Four doors down is the Argentinian equivelant of a working men’s club that’s full of artists dancing their tits off. It’s not a restaurant, it’s a room that sells food for eating it in - and I love it. There’s nothing on the walls and a few unostentatious tables and chairs cover the part of the floor not occupied by the dancing crowd. The lovely couple behind the bar serve Quilmes (local lager) at seventy pence a litre (with those white plastic cups you got given orange squash in on your 7th Birthday), hot empanadas and some kind of apple and pear tart I forget the name of.

Opposite the bar there’s a DJ playing a selection of tunes so carefully sequenced that they belie their overall randomness.  I arrive with some kind of latin accented minimal electonica (that makes my hips twitch involuntarily) and left just after a slightly naff, but ultimately joyful clash of Mick Jagger singing ‘Paint It Black’ over a Sugarhill Gang sample.
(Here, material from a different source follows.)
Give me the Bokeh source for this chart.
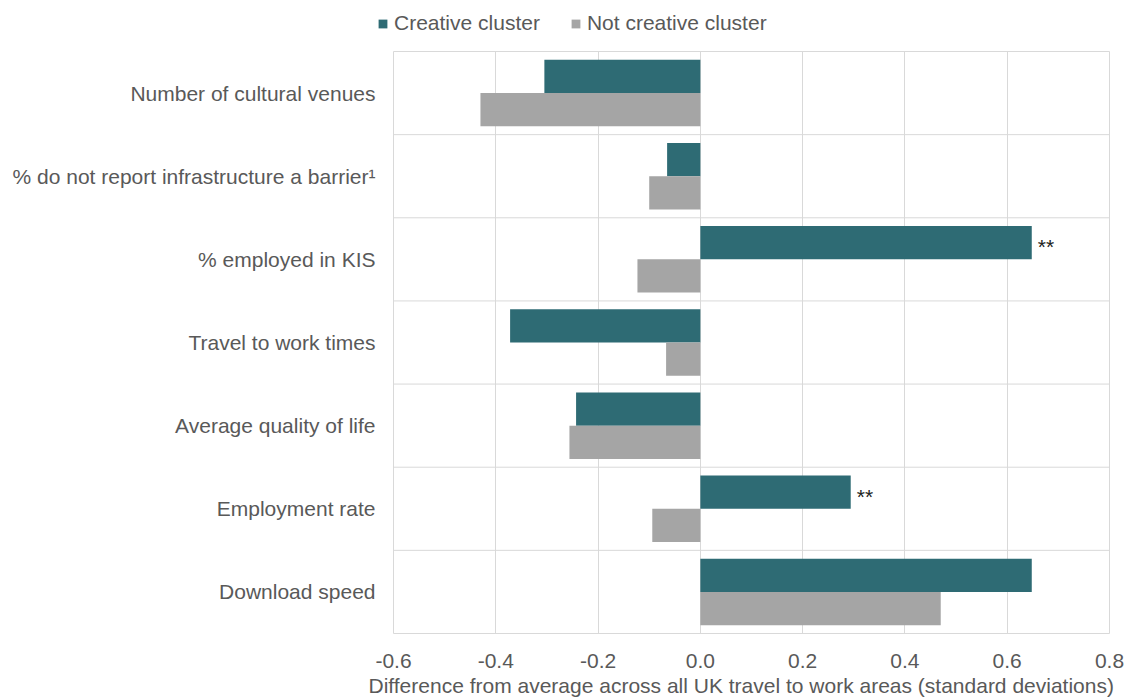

Like any self-respecting Englishman I don’t dance unless I am pissed out of my tree, but it’s is one of those rare nights when you feel like an idiot if you don’t rather than if you do.[1] It's the best club I’ve been to for ages. In fact it reminds me a bit of an Argentinian Tube Bar, and there’s not many better compliments than that.[2]



[1] I can’t abide the self conscious ‘half way to pissed but trying to look good shuffle’ stage and besides any picture I’ve ever seen taken of me dancing looks to all intents and purposes like I’m doing an ridiculously sincere impersonation of a dyspraxic turkey.

[2] Tube Bar was a club night that also used a Working Men’s Club as a venue and that was, at least initially, the antithesis of pervasive scene clubbing of the mid-nineties. The DJ’s were from the John Peel School Of Mixing and happlily played ‘I Wanna Be Your Dog’ back to back with ‘Up, Up and Away In My Beautiful Balloon’.